## Problem description
Transcribe the material word for word, but without the images.

── Information supplied ──

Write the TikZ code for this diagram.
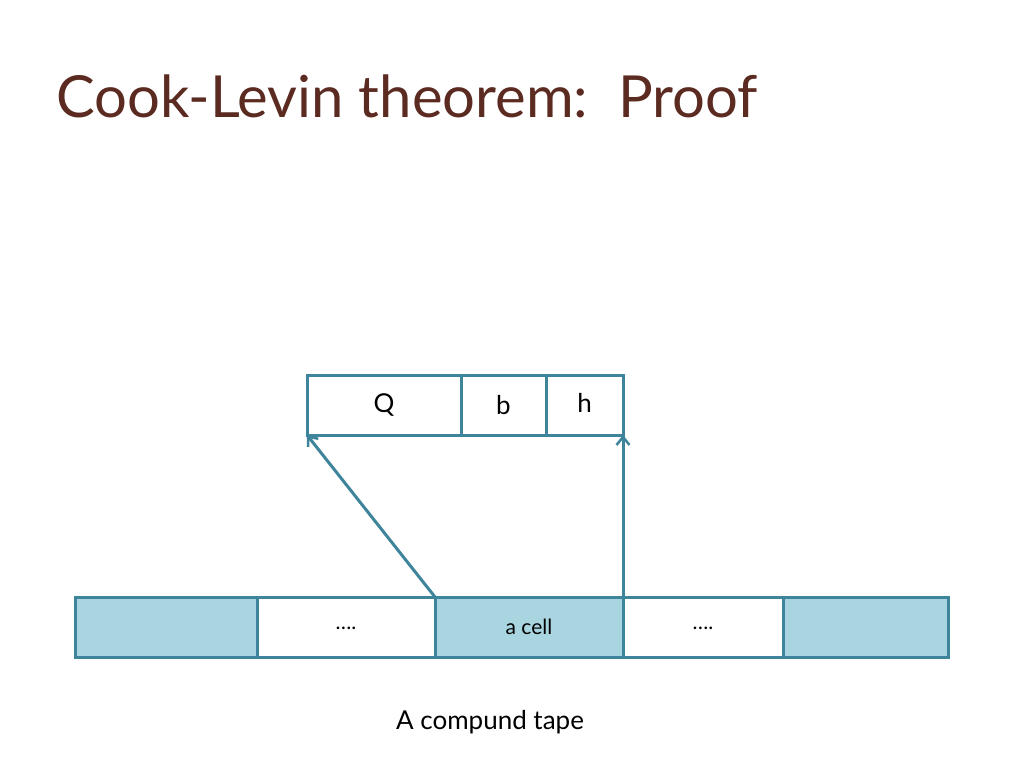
\documentclass[tikz,border=0pt]{standalone}
\usepackage{fontspec}
\setmainfont{Lato}
\usetikzlibrary{positioning,arrows.meta}
\definecolor{tapeline}{HTML}{3E849A}
\definecolor{tapefill}{HTML}{A9D5E0}
\definecolor{titlebrown}{HTML}{5B2A20}
\tikzset{
  cell/.style={draw=tapeline, line width=3pt, minimum height=60pt, inner sep=0pt, outer sep=0pt, font=\fontsize{21}{24}\selectfont},
  full/.style={cell, fill=tapefill},
  part/.style={cell, fill=white, font=\fontsize{26}{30}\selectfont},
  link/.style={draw=tapeline, line width=3pt, -{Straight Barb[length=8pt,width=13pt,line width=2.5pt]}}
}
\begin{document}
\begin{tikzpicture}[x=1pt, y=-1pt]
        \useasboundingbox (0,0) rectangle (1024,768);
        \node[anchor=base west, text=titlebrown, font=\fontsize{58}{64}\selectfont] (title) at (53,117) {Cook-Levin theorem:\ \ Proof};
        % the compound tape
        \node[full, minimum width=182pt, anchor=north west] (c1) at (75,597) {};
        \node[cell, minimum width=178pt, right=0pt of c1] (c2) {\raisebox{-6pt}{\ldots.}};
        \node[full, minimum width=188pt, right=0pt of c2] (c3) {a cell};
        \node[cell, minimum width=160pt, right=0pt of c3] (c4) {\raisebox{-6pt}{\ldots.}};
        \node[full, minimum width=165pt, right=0pt of c4] (c5) {};
        % the parts of one cell
        \node[part, minimum width=154pt, anchor=north west] (pq) at (307,375) {Q};
        \node[part, minimum width=85pt, right=0pt of pq] (pb) {b};
        \node[part, minimum width=77pt, right=0pt of pb] (ph) {\raisebox{4pt}{h}};
        \draw[link] (c3.north west)--(pq.south west);
        \draw[link] (c3.north east)--(ph.south east);
        \node[font=\fontsize{26}{30}\selectfont] (cap) at (490,722) {A compund tape};
\end{tikzpicture}
\end{document}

───

## Written solution
Write the TikZ code for this diagram.
\documentclass[tikz,border=0pt]{standalone}
\usepackage{fontspec}
\setmainfont{Lato}
\usetikzlibrary{positioning,arrows.meta}
\definecolor{tapeline}{HTML}{3E849A}
\definecolor{tapefill}{HTML}{A9D5E0}
\definecolor{titlebrown}{HTML}{5B2A20}
\tikzset{
  cell/.style={draw=tapeline, line width=3pt, minimum height=60pt, inner sep=0pt, outer sep=0pt, font=\fontsize{21}{24}\selectfont},
  full/.style={cell, fill=tapefill},
  part/.style={cell, fill=white, font=\fontsize{26}{30}\selectfont},
  link/.style={draw=tapeline, line width=3pt, -{Straight Barb[length=8pt,width=13pt,line width=2.5pt]}}
}
\begin{document}
\begin{tikzpicture}[x=1pt, y=-1pt]
        \useasboundingbox (0,0) rectangle (1024,768);
        \node[anchor=base west, text=titlebrown, font=\fontsize{58}{64}\selectfont] (title) at (53,117) {Cook-Levin theorem:\ \ Proof};
        % the compound tape
        \node[full, minimum width=182pt, anchor=north west] (c1) at (75,597) {};
        \node[cell, minimum width=178pt, right=0pt of c1] (c2) {\raisebox{-6pt}{\ldots.}};
        \node[full, minimum width=188pt, right=0pt of c2] (c3) {a cell};
        \node[cell, minimum width=160pt, right=0pt of c3] (c4) {\raisebox{-6pt}{\ldots.}};
        \node[full, minimum width=165pt, right=0pt of c4] (c5) {};
        % the parts of one cell
        \node[part, minimum width=154pt, anchor=north west] (pq) at (307,375) {Q};
        \node[part, minimum width=85pt, right=0pt of pq] (pb) {b};
        \node[part, minimum width=77pt, right=0pt of pb] (ph) {\raisebox{4pt}{h}};
        \draw[link] (c3.north west)--(pq.south west);
        \draw[link] (c3.north east)--(ph.south east);
        \node[font=\fontsize{26}{30}\selectfont] (cap) at (490,722) {A compund tape};
\end{tikzpicture}
\end{document}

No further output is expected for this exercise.